═════ Given records

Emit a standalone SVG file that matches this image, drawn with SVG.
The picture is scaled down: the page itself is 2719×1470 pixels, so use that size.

══════════
═════ Given records

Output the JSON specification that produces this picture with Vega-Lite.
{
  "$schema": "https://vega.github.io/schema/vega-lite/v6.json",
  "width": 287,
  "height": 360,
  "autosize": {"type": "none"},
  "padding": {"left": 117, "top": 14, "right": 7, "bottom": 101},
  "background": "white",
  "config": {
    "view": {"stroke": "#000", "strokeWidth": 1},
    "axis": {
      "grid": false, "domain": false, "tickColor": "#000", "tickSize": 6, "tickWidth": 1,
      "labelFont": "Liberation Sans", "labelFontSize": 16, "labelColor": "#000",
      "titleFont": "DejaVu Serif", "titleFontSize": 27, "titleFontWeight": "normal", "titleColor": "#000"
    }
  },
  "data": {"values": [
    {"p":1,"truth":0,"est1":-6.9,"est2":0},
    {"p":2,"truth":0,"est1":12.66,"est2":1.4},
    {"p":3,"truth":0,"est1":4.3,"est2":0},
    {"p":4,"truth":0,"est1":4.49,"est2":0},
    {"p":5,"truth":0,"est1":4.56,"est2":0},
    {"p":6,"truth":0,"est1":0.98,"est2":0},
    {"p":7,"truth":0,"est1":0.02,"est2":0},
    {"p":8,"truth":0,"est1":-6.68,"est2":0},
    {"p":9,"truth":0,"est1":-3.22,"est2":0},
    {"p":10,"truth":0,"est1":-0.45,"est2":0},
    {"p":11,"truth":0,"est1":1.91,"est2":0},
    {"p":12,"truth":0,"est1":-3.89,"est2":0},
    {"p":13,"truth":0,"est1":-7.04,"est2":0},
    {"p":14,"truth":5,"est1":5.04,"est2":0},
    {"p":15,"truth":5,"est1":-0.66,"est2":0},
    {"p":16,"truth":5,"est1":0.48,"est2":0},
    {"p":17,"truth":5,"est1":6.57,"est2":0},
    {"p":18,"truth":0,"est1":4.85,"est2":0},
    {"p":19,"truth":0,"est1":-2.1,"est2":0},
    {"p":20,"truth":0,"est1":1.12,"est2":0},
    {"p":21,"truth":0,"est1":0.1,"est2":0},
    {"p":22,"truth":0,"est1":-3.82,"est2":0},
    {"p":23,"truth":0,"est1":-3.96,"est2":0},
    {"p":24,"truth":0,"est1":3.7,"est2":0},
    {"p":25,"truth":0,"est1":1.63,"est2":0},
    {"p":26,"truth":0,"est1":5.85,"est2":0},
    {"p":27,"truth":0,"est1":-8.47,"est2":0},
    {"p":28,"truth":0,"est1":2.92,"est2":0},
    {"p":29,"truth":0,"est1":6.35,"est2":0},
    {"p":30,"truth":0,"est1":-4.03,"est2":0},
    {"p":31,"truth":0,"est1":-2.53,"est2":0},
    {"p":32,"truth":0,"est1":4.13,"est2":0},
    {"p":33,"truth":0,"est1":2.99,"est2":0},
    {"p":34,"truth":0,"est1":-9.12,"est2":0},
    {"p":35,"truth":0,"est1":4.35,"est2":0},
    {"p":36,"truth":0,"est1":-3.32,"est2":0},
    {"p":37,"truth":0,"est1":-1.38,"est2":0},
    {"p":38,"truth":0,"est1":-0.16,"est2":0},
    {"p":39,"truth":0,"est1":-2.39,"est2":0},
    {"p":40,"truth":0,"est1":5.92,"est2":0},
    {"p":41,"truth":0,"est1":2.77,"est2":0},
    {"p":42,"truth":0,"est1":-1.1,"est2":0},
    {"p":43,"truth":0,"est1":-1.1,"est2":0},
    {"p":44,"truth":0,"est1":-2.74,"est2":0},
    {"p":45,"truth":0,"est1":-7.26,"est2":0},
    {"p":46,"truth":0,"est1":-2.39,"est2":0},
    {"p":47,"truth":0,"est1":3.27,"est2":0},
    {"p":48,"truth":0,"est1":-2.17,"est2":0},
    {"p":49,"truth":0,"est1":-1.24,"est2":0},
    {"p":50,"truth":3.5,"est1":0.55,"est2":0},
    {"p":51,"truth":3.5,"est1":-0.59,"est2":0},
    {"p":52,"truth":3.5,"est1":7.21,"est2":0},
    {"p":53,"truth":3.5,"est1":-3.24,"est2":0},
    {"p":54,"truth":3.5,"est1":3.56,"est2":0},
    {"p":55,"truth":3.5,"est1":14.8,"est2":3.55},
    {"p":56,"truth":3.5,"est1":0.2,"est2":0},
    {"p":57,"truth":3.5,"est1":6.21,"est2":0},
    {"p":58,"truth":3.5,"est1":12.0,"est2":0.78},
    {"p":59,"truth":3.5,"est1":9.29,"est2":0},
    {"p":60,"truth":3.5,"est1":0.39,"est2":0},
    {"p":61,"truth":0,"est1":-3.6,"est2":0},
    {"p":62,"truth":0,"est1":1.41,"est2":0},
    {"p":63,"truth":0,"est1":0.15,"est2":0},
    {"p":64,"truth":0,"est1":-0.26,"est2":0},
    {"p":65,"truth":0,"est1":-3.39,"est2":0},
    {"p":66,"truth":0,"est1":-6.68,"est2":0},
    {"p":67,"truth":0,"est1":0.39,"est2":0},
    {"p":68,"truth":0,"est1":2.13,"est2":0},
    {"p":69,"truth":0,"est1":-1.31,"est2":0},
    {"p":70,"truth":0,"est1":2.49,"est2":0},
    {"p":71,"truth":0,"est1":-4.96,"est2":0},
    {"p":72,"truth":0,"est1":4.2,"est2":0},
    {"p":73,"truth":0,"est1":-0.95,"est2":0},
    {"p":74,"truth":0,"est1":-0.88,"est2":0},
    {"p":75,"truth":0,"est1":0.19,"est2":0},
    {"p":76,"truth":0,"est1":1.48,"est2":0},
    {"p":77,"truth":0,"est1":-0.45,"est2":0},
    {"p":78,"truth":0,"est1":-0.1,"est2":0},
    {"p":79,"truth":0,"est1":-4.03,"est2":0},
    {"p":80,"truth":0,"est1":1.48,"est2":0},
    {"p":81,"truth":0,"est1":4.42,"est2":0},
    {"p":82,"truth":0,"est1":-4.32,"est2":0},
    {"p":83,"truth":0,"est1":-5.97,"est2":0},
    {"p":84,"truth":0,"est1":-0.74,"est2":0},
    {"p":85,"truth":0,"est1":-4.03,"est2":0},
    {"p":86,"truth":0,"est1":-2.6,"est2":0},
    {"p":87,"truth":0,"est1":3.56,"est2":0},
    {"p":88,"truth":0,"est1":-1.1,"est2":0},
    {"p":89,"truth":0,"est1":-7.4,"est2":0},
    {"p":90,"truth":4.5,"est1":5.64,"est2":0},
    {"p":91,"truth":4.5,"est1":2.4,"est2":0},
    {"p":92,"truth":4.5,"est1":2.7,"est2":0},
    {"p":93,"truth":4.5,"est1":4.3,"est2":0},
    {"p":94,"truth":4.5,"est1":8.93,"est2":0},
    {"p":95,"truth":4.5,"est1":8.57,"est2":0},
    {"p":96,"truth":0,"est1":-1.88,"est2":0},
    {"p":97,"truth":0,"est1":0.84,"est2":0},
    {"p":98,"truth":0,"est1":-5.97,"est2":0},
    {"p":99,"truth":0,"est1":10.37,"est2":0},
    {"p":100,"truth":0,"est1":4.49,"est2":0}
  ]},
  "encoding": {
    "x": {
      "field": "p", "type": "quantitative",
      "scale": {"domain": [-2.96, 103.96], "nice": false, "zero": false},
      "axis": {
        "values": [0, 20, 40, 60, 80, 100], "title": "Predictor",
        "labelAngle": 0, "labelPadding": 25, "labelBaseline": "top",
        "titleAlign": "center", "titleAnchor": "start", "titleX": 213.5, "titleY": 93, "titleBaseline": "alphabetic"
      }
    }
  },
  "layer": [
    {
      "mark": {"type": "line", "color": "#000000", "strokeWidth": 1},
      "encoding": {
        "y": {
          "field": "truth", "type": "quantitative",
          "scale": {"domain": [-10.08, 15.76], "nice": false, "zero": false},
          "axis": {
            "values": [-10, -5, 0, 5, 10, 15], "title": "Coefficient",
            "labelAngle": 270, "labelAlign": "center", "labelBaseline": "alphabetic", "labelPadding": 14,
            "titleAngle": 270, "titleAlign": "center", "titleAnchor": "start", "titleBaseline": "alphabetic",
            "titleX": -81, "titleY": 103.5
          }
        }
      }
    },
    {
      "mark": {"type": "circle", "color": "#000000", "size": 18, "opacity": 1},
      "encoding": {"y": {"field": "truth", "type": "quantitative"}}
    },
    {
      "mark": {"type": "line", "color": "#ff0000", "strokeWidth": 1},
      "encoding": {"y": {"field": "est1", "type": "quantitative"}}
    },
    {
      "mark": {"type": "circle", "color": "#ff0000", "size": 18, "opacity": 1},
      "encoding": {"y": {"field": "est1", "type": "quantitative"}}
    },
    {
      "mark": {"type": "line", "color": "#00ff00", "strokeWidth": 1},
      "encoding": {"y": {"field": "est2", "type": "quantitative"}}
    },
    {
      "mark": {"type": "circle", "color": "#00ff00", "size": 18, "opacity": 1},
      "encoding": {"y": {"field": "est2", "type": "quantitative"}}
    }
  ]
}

══════════
═════ Given records

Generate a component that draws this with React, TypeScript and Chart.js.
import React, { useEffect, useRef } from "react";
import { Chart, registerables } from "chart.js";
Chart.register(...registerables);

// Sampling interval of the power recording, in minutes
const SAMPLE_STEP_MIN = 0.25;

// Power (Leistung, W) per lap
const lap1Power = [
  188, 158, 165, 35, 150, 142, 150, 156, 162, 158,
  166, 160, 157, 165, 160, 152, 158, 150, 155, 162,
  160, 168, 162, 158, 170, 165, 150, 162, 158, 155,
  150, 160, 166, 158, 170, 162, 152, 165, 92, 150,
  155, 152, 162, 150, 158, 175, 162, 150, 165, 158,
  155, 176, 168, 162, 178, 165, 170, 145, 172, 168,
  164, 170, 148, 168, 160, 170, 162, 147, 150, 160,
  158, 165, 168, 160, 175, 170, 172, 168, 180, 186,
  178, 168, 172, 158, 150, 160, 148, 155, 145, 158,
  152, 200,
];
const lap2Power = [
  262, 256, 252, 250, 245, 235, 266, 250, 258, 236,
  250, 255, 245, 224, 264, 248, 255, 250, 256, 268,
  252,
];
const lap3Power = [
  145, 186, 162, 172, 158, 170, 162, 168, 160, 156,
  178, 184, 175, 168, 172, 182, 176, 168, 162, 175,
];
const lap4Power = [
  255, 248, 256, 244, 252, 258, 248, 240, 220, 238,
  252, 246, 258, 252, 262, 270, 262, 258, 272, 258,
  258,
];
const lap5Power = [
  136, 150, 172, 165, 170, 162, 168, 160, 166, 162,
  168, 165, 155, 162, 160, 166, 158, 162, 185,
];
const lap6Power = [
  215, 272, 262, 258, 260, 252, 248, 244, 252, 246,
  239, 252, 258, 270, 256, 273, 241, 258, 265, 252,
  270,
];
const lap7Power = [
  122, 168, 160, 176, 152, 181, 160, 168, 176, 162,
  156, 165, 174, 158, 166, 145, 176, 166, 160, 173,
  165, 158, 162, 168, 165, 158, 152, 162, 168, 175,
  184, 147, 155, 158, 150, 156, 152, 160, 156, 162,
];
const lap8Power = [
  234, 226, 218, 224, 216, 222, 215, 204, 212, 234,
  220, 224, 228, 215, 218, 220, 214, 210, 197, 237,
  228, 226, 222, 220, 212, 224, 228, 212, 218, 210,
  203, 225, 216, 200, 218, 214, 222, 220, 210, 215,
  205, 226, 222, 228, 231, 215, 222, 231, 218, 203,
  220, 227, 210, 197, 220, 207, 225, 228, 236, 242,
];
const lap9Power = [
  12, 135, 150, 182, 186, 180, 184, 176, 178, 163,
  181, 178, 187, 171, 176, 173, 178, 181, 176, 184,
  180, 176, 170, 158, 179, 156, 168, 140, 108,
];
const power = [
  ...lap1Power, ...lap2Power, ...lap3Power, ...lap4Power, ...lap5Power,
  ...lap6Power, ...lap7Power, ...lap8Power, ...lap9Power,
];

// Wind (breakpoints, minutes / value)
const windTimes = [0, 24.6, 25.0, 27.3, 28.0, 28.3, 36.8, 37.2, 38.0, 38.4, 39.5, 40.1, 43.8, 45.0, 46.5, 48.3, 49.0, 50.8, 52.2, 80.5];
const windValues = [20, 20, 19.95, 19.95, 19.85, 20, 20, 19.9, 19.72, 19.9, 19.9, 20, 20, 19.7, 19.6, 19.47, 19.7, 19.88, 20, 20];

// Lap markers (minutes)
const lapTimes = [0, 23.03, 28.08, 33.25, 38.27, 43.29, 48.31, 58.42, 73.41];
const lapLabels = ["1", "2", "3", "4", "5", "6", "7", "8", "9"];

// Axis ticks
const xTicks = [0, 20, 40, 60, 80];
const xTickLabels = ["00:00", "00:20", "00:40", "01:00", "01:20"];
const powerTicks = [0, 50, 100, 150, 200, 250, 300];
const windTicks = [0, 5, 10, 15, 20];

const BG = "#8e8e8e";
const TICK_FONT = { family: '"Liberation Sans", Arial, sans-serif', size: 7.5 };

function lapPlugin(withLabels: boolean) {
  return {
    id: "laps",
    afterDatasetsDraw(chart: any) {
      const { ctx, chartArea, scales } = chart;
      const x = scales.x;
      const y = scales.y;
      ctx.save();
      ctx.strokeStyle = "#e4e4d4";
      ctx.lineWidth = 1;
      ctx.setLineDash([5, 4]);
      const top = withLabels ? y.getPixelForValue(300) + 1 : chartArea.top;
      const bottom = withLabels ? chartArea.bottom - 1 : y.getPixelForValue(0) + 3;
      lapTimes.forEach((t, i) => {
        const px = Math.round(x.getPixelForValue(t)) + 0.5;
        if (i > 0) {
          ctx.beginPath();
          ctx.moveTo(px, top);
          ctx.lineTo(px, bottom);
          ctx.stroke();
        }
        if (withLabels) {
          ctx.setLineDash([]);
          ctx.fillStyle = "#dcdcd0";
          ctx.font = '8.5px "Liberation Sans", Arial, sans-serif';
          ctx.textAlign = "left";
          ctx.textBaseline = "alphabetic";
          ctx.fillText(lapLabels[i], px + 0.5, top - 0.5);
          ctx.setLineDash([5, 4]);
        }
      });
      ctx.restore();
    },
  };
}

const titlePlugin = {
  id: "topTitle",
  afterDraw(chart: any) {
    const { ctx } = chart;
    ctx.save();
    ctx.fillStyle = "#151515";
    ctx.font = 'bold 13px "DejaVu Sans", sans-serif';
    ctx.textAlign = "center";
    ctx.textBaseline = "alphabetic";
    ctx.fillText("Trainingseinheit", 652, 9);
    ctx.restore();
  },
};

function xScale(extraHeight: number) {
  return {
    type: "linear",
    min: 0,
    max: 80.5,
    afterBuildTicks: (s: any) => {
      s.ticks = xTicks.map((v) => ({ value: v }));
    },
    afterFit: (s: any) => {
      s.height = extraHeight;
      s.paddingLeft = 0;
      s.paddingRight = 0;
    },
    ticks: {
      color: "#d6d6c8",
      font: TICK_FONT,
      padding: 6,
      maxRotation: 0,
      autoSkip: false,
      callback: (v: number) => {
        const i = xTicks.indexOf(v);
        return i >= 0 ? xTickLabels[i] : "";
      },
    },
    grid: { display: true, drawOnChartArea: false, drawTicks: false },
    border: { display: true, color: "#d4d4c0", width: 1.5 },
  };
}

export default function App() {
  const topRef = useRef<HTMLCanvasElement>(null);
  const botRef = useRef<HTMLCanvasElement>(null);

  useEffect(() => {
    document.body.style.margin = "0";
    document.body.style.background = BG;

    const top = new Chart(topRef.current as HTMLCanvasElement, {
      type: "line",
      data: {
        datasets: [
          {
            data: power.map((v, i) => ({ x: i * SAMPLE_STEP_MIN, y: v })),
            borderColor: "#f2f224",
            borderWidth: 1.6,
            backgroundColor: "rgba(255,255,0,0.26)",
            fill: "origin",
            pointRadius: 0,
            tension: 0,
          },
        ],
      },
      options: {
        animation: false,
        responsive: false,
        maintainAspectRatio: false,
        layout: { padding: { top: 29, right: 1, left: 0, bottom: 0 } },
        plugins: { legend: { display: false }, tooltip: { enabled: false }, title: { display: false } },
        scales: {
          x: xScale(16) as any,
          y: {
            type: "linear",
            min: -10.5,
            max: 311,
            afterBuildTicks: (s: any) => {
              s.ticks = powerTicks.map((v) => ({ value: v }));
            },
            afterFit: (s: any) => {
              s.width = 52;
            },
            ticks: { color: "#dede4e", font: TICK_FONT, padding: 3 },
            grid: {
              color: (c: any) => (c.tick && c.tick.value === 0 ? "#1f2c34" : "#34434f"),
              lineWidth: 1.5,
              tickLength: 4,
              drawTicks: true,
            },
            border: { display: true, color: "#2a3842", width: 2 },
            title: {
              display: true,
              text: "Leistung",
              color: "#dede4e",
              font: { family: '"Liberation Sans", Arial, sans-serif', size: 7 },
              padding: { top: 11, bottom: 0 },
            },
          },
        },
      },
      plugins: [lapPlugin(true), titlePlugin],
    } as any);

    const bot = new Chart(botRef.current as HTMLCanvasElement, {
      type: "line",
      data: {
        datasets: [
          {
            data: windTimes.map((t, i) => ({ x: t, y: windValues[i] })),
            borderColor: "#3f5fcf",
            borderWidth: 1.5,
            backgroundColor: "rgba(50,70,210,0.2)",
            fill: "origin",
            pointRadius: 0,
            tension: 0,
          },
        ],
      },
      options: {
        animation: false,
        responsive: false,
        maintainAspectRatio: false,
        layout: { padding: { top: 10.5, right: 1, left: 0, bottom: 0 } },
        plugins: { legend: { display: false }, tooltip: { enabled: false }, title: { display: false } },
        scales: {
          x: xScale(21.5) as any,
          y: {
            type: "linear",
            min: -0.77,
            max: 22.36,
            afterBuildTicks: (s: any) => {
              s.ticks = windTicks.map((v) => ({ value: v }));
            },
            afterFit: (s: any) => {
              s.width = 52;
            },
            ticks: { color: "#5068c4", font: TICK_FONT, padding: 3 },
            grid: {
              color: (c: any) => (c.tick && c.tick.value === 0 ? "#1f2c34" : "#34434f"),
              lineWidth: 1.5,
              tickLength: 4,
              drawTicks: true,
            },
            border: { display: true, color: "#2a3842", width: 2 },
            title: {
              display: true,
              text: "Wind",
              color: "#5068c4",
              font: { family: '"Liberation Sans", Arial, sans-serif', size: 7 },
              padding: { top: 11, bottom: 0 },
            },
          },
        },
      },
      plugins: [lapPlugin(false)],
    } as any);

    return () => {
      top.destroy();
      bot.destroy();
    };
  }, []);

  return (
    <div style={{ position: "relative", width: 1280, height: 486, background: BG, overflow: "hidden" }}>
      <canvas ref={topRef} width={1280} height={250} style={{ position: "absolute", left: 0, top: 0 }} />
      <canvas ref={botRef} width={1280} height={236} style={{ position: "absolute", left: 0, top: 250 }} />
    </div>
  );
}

══════════

• **To do**:
Above are the entries. Quote exactly the lines from the one bearing "Emit a standalone" through the one bearing "The picture is".

• **Complete output**:
Emit a standalone SVG file that matches this image, drawn with SVG.
The picture is scaled down: the page itself is 2719×1470 pixels, so use that size.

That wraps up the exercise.